John Podhoretz

John Podhoretz

Opinion

Suicide by Twitter: Sympathy for an Obamaite

Washington was rocked this week when a White House foreign-policy staffer was fired for posting nasty comments about other Obama administration officials on Twitter. Jofi Joseph used the handle @natlsecwonk, and he’s ruined a career he spent a decade or more building.

He deserved his firing. Joseph’s conduct was not only uncivilized; he also committed slanders against his own colleagues and superiors. Future employers have to do little more than Google his name to discover his propensity for disloyal nastiness. His time in government is over; whether he can find anyone outside his family to hire him is another question.

Joseph is only the highest-profile denizen of the Web to commit workplace suicide on the Internet. As far back as 2002, the pioneering blogger Heather Armstrong lost her job when her employer realized she was writing satirical portraits of her office at dooce.com.

The critic Lee Siegel was kicked off his perch at The New Republic in 2008 when it turned out he was using a false identity to attack people who had the temerity to criticize his articles in the comments section. The same kind of “sock puppetry” became an irresistible and career-damaging temptation for the social scientist John Lott and Orthodox Rabbi Michael Broyde.

Those previous high-profile examples took place on Web sites and blogs. The advent of social media, in the form of Facebook and Twitter, has caused people to injure themselves professionally at a much faster clip.

Dozens, if not hundreds, of people have been fired or severely disciplined for breaches of etiquette, conduct or confidentiality on these sites. We can’t know just how many people have had job offers withdrawn, or have not been seriously considered for employment after applying for a job, due to the nature of their Facebook status updates or Tweets.

The Internet lends itself to compulsive oversharing, as we know. Bloggers will tell the most awful stories about themselves to get the attention they desperately need, even if that attention is negative.

But there’s something different about Twitter.
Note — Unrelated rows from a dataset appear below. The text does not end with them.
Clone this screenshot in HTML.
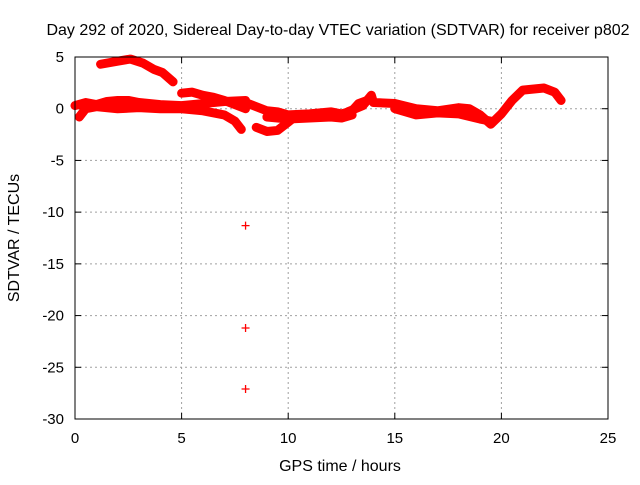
<!DOCTYPE html>
<html><head><meta charset="utf-8"><style>
body{margin:0;background:#fff}
svg text{font-family:"Liberation Sans",sans-serif;font-size:15px;fill:#000}
svg text.big{font-size:16px}
</style></head><body>
<svg id="chart" width="640" height="480" xmlns="http://www.w3.org/2000/svg">
<rect width="640" height="480" fill="#fff"/>
<g id="grid"></g>
<g id="ticks"></g>
<g id="series"></g>
<rect x="75" y="57" width="533" height="362" fill="none" stroke="#000" stroke-width="1"/>
<text class="big" x="338" y="35" text-anchor="middle">Day 292 of 2020, Sidereal Day-to-day VTEC variation (SDTVAR) for receiver p802</text>
<text class="big" x="340" y="471" text-anchor="middle">GPS time / hours</text>
<text class="big" transform="translate(19,238) rotate(-90)" text-anchor="middle">SDTVAR / TECUs</text>
</svg>
<script>
const xTicks=[0,5,10,15,20,25];
const yTicks=[5,0,-5,-10,-15,-20,-25,-30];
const trackA=[[1.2,4.3],[2,4.6],[2.6,4.8],[3.2,4.4],[3.7,3.8],[4.1,3.5],[4.6,2.6]];
const trackB=[[0,0.3],[0.5,0.6],[1,0.4],[1.5,0.7],[2,0.8],[2.5,0.8],[3,0.6],[4,0.4],[5,0.3],[6,0.5],[7,0.7],[8,0.8]];
const trackC=[[0.2,-0.8],[0.5,0.0],[1,0.2],[2,0.0],[3,0.1],[4,0.0],[5,0.0],[6,-0.2],[7,-0.6],[7.5,-1.2],[7.8,-2.0]];
const trackD=[[5,1.5],[5.5,1.6],[6,1.3],[6.5,1.1],[7,0.8],[7.5,0.4],[8,0.0]];
const trackE=[[8,0.6],[8.5,0.2],[9,-0.2],[9.5,-0.3],[10,-0.6],[11,-0.5],[12,-0.3],[12.5,-0.5],[13,-0.2],[13.3,0.5],[13.7,0.8]];
const trackE2=[[9,-0.8],[10,-1.0],[11,-0.9],[12,-0.8],[12.5,-0.9],[13,-0.6]];
const trackF=[[8.5,-1.8],[9,-2.2],[9.5,-2.1],[10,-1.3],[10.3,-0.8]];
const trackG=[[12.8,-0.3],[13.5,0.3],[13.9,1.3],[14,0.6],[15,0.5],[16,0.0],[17,-0.2],[18,0.1],[18.5,0.0],[19,-0.6],[19.5,-1.5],[20,-0.5],[20.5,0.8],[21,1.8],[22,2.0],[22.5,1.6],[22.8,0.8]];
const trackH=[[15,0.0],[16,-0.6],[17,-0.4],[18,-0.5],[19,-1.0],[19.5,-1.2]];
const outliers=[[8,-11.3],[8,-21.2],[8,-27.1]];
const tracks=[trackA,trackB,trackC,trackD,trackE,trackE2,trackF,trackG,trackH];
const X0=75,X1=608,Y0=419,Y1=57,XMIN=0,XMAX=25,YMIN=-30,YMAX=5;
const sx=v=>X0+(v-XMIN)/(XMAX-XMIN)*(X1-X0);
const sy=v=>Y0-(v-YMIN)/(YMAX-YMIN)*(Y0-Y1);
const NS="http://www.w3.org/2000/svg";
const grid=document.getElementById('grid'),ticks=document.getElementById('ticks'),ser=document.getElementById('series');
function mk(t,a,p){const e=document.createElementNS(NS,t);for(const k in a)e.setAttribute(k,a[k]);p.appendChild(e);return e;}
xTicks.forEach(v=>{const x=sx(v);
 if(v>XMIN&&v<XMAX){const g=mk('line',{x1:x,x2:x,y1:Y1,y2:Y0,stroke:'#a0a0a0','stroke-dasharray':'2,3'},grid);
 
 }
 mk('line',{x1:x,x2:x,y1:Y0,y2:Y0-6,stroke:'#000'},ticks);mk('line',{x1:x,x2:x,y1:Y1,y2:Y1+6,stroke:'#000'},ticks);
 const t=mk('text',{x:x,y:Y0+24,'text-anchor':'middle'},ticks);t.textContent=v;
 
 });
yTicks.forEach(v=>{const y=sy(v);
 if(v>YMIN&&v<YMAX){const g=mk('line',{x1:X0,x2:X1,y1:y,y2:y,stroke:'#a0a0a0','stroke-dasharray':'2,3'},grid);
 
 }
 mk('line',{x1:X0,x2:X0+6,y1:y,y2:y,stroke:'#000'},ticks);mk('line',{x1:X1,x2:X1-6,y1:y,y2:y,stroke:'#000'},ticks);
 const t=mk('text',{x:X0-11,y:y+5,'text-anchor':'end'},ticks);t.textContent=v;
 
 });
tracks.forEach(tr=>{const p=mk('polyline',{points:tr.map(d=>sx(d[0])+','+sy(d[1])).join(' '),fill:'none',stroke:'#f00','stroke-width':9,'stroke-linejoin':'round','stroke-linecap':'round'},ser);
 
 });
outliers.forEach(d=>{const x=sx(d[0]),y=sy(d[1]);
 const p=mk('path',{d:`M${x-4},${y}H${x+4}M${x},${y-4}V${y+4}`,stroke:'#f00','stroke-width':1.3},ser);
 
 });
</script>
</body></html>
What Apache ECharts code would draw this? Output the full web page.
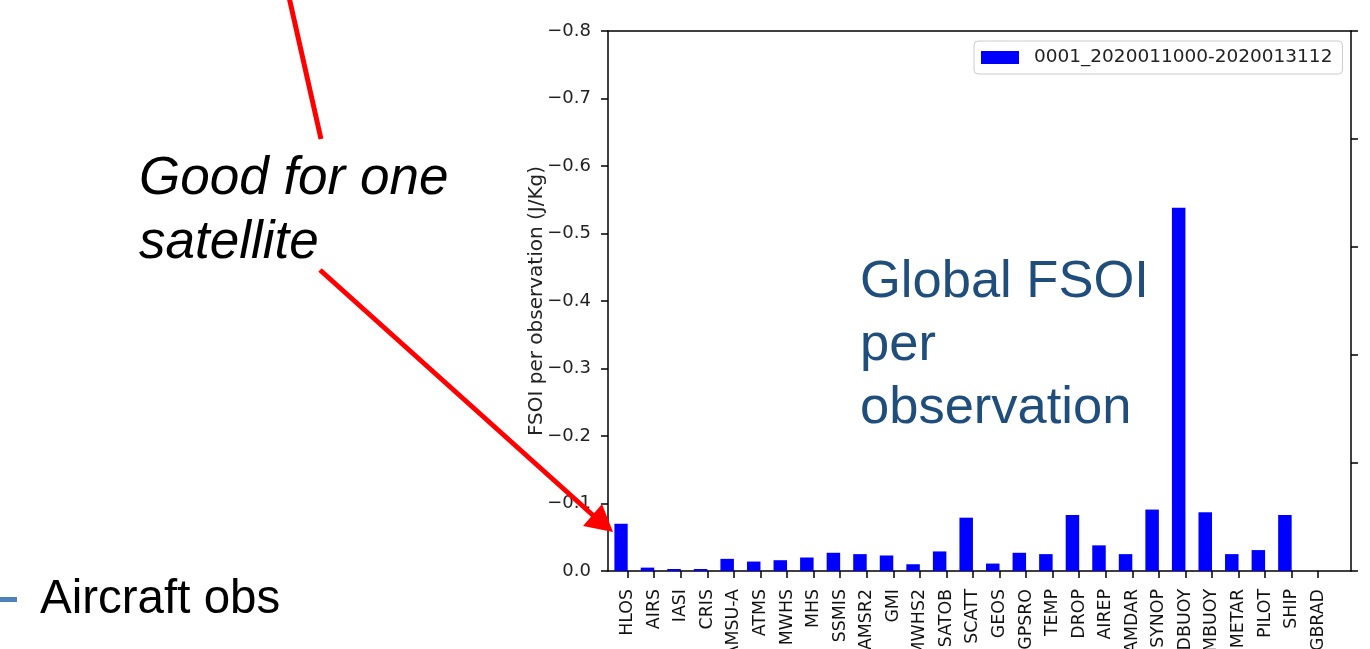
<!DOCTYPE html>
<html>
<head>
<meta charset="utf-8">
<title>Global FSOI per observation</title>
<script src="https://cdn.jsdelivr.net/npm/echarts@6/dist/echarts.min.js"></script>
<style>
  html, body { margin: 0; padding: 0; background: #ffffff; }
  #chart { width: 1370px; height: 649px; }
</style>
</head>
<body>
<div id="chart"></div>
<script>
// Observation types along the x axis
const categories = ['HLOS', 'AIRS', 'IASI', 'CRIS', 'AMSU-A', 'ATMS', 'MWHS', 'MHS', 'SSMIS',
  'AMSR2', 'GMI', 'MWHS2', 'SATOB', 'SCATT', 'GEOS', 'GPSRO', 'TEMP', 'DROP', 'AIREP',
  'AMDAR', 'SYNOP', 'DBUOY', 'MBUOY', 'METAR', 'PILOT', 'SHIP', 'GBRAD'];

// FSOI per observation (J/Kg), negative = beneficial
const fsoiPerObs = [-0.070, -0.005, -0.003, -0.003, -0.018, -0.014, -0.016, -0.020, -0.027,
  -0.025, -0.023, -0.010, -0.029, -0.079, -0.011, -0.027, -0.025, -0.083, -0.038,
  -0.025, -0.091, -0.538, -0.087, -0.025, -0.031, -0.083, 0];

const seriesName = '0001_2020011000-2020013112';

// y axis range and step
const yMin = -0.8;
const yMax = 0;
const yStep = 0.1;

const chart = echarts.init(document.getElementById('chart'), null, { renderer: 'canvas' });

const spine = { show: true, onZero: false, lineStyle: { color: '#000', width: 1.5 } };
const tickFont = 'DejaVu Sans';

const fmtTick = v => {
  const r = Math.round(v * 10) / 10;
  if (r === 0) return '0.0';
  return (r < 0 ? '\u2212' : '') + Math.abs(r).toFixed(1);
};

chart.setOption({
  backgroundColor: '#ffffff',
  animation: false,
  grid: [
    // frame (spines and y ticks)
    { left: 608, top: 31, width: 743, height: 540, containLabel: false, outerBoundsMode: 'none' },
    // bars and category ticks
    { left: 614.4, top: 31, width: 717.1, height: 540, containLabel: false, outerBoundsMode: 'none' }
  ],
  legend: {
    data: [seriesName],
    left: 974,
    top: 41,
    itemWidth: 38,
    itemHeight: 13,
    icon: 'rect',
    padding: [7, 10, 7, 7],
    backgroundColor: '#ffffff',
    borderColor: '#cccccc',
    borderWidth: 1,
    borderRadius: 4,
    textStyle: { fontFamily: tickFont, fontSize: 18.5, color: '#222', padding: [0, 0, 0, 10] }
  },
  xAxis: [
    { type: 'value', gridIndex: 0, min: 0, max: 1, position: 'bottom',
      axisLine: spine, axisTick: { show: false }, axisLabel: { show: false }, splitLine: { show: false } },
    { type: 'value', gridIndex: 0, min: 0, max: 1, position: 'top',
      axisLine: spine, axisTick: { show: false }, axisLabel: { show: false }, splitLine: { show: false } },
    { type: 'category', gridIndex: 1, data: categories, position: 'bottom',
      axisLine: { show: false, onZero: false },
      axisTick: { show: true, alignWithLabel: true, length: 7, lineStyle: { color: '#000', width: 1.5 } },
      axisLabel: { rotate: 90, interval: 0, margin: 18, color: '#111',
        fontFamily: tickFont, fontSize: 17.4 },
      splitLine: { show: false } }
  ],
  yAxis: [
    { type: 'value', gridIndex: 0, min: yMin, max: yMax, interval: yStep, inverse: true,
      position: 'left',
      axisLine: spine,
      axisTick: { show: true, length: 7, lineStyle: { color: '#000', width: 1.5 } },
      axisLabel: { margin: 17, color: '#222', fontFamily: tickFont, fontSize: 18, formatter: fmtTick },
      splitLine: { show: false },
      name: 'FSOI per observation (J/Kg)',
      nameLocation: 'middle',
      nameRotate: 90,
      nameGap: 61,
      nameMoveOverlap: false,
      nameTextStyle: { fontFamily: tickFont, fontSize: 20, color: '#222' } },
    { type: 'value', gridIndex: 0, min: 0, max: 5, interval: 1, position: 'right',
      axisLine: spine,
      axisTick: { show: true, length: 7, lineStyle: { color: '#000', width: 1.5 } },
      axisLabel: { show: false }, splitLine: { show: false } },
    { type: 'value', gridIndex: 1, min: yMin, max: yMax, interval: yStep, inverse: true, show: false }
  ],
  series: [
    { type: 'bar', name: seriesName, xAxisIndex: 2, yAxisIndex: 2, data: fsoiPerObs,
      barWidth: 13.5, barGap: '0%', itemStyle: { color: '#0000ff' } },
    // empty companion series: keeps each bar left of its tick
    { type: 'bar', name: 'companion', xAxisIndex: 2, yAxisIndex: 2,
      data: categories.map(() => '-'), barWidth: 13.5, barGap: '0%' }
  ],
  graphic: [
    // annotation arrows
    { type: 'line', z: 100, shape: { x1: 289, y1: -3, x2: 321, y2: 139 },
      style: { stroke: '#ff0000', lineWidth: 5 } },
    { type: 'line', z: 100, shape: { x1: 320, y1: 270, x2: 596, y2: 518 },
      style: { stroke: '#ff0000', lineWidth: 5 } },
    { type: 'polygon', z: 100, shape: { points: [[613, 532], [583, 526], [602, 504]] },
      style: { fill: '#ff0000' } },
    { type: 'text', z: 100, x: 139, y: 179,
      style: { text: 'Good for one', font: 'italic 53px "Liberation Sans", Arial, sans-serif',
        fill: '#000', verticalAlign: 'middle' } },
    { type: 'text', z: 100, x: 139, y: 243,
      style: { text: 'satellite', font: 'italic 53px "Liberation Sans", Arial, sans-serif',
        fill: '#000', verticalAlign: 'middle' } },
    { type: 'text', z: 100, x: 860, y: 283,
      style: { text: 'Global FSOI', font: '52.5px "Liberation Sans", Arial, sans-serif',
        fill: '#1f4e7d', verticalAlign: 'middle' } },
    { type: 'text', z: 100, x: 860, y: 346,
      style: { text: 'per', font: '52.5px "Liberation Sans", Arial, sans-serif',
        fill: '#1f4e7d', verticalAlign: 'middle' } },
    { type: 'text', z: 100, x: 860, y: 409,
      style: { text: 'observation', font: '52.5px "Liberation Sans", Arial, sans-serif',
        fill: '#1f4e7d', verticalAlign: 'middle' } },
    { type: 'rect', z: 100, shape: { x: 0, y: 597, width: 17, height: 5 },
      style: { fill: '#4f81bd' } },
    { type: 'text', z: 100, x: 40, y: 600,
      style: { text: 'Aircraft obs', font: '47.5px "Liberation Sans", Arial, sans-serif',
        fill: '#000', verticalAlign: 'middle' } }
  ]
});
</script>
</body>
</html>
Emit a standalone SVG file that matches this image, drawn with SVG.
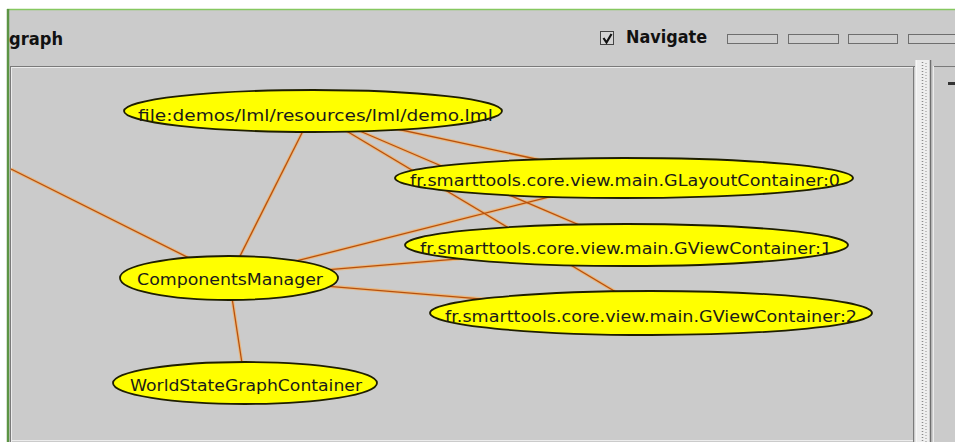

Joseph tweeted anonymously for two years before he was uncovered, but his propensity for ugly-spirited jibes and digs is a characteristic of the medium.

Twitter is composed of a series of one-liners, which is all you can really get out of 140 characters maximum. And one-liners — think Henny Youngman’s “Take my wife. Please.” — work best when they sting.

In addition, with its tens of thousands of comments a minute, Twitter is like a river that moves with incredible speed — if you don’t do something remarkable or attention-worthy, your Tweet will simply be washed away as though it had never existed.

It is the world’s largest perpetual cocktail party, and the easiest way to get noticed is to put a lampshade over your head or to break something. Obnoxiousness has its uses in a situation like this.

Alas, I speak from experience.

I am reputed to be pretty good at Twitter. I have nearly 30,000 followers, many of whom seem amused by and taken with my Tweets. I’m very quick with a quip; for me, as for so many others, Twitter has proved to be a place where I can practice the craft of virtual stand-up. It’s an open-mic night that’s always open.

But if I’m in a bad mood, or a surly frame of mind, I find myself Tweeting not in the manner (if not with the wit) of Jerry Seinfeld making puckish observations, but more like Don Rickles going after his audience’s jugular.

The seductiveness of Twitter is its immediacy. And like all seductive things, it can blind you to the consequences of your conduct when you give into it. I don’t know a single Twitter devotee who hasn’t expressed shame or regret or embarrassment at one time or another.

Had I been 20 rather than 50 when I began Tweeting, when I was far more heedless and infinitely less prudent than I am now even at my lowest Twitter points, I can’t imagine what damage I might have done to my own reputation and my future prospects.

As it is, though, I am long since grown; it is time to put away childish things. Sadly, it was past time for Jofi Joseph.